The contranian in me is however optimistic.

Even in its current state, the casino industry is a highly profitable industry with most of the upfront capital expenditures (i.e. the casino already paid up for). Its a business tied to the general performance of the economy, and you can take a look at the businesses itself performed in 2008/2009 to get a feel for their profitability.

Despite the rally (and subsequent fall) in China stocks earlier this year, its worthwhile to note that the stocks were already beaten up.

Based on my conversations on the ground, the industry seems to be stabilizing.

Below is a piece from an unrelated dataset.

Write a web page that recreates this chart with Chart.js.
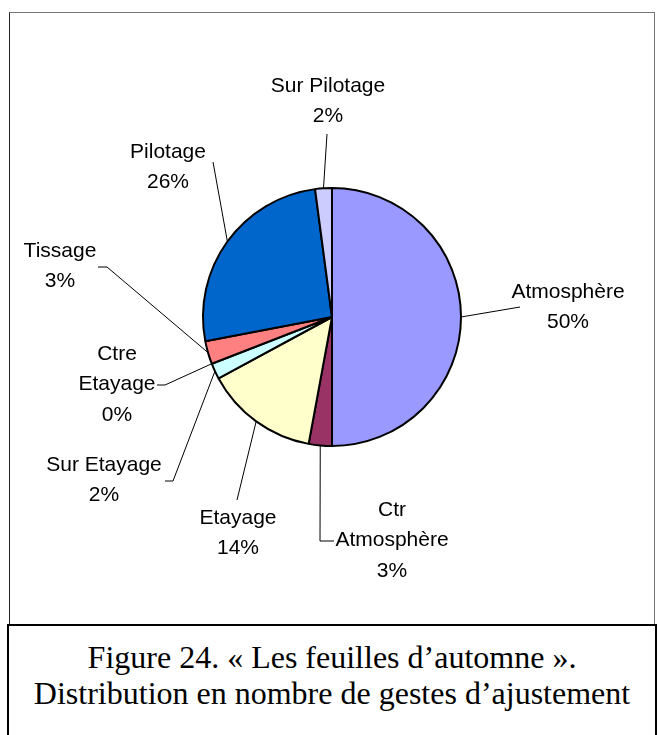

Still at current prices, I think many stocks will do well if the casinos simply survive this dry patch. The headlines have been overwhelmingly bearish over the last few months. Here are just some of them:

Macau Analyst Who Called Stock Drop Says Worst Yet to Come


As Macau casino stocks sink, long-term investors look past the abyss


Macau casino giant SJM Holdings sees profits plunge


Still, my gut feel is that a lot of its priced in. Of course, casino stocks could do even worst if the slowdown in China persists. On the bright side, the Hong Kong Zhuhai Macau Bridge will be completed at the end of next year, and the government is focusing its efforts on the Hengqin to further moves its revenue base from just gambling. At current prices, you don’t need a lot to go right for the stocks to rebound from their lows.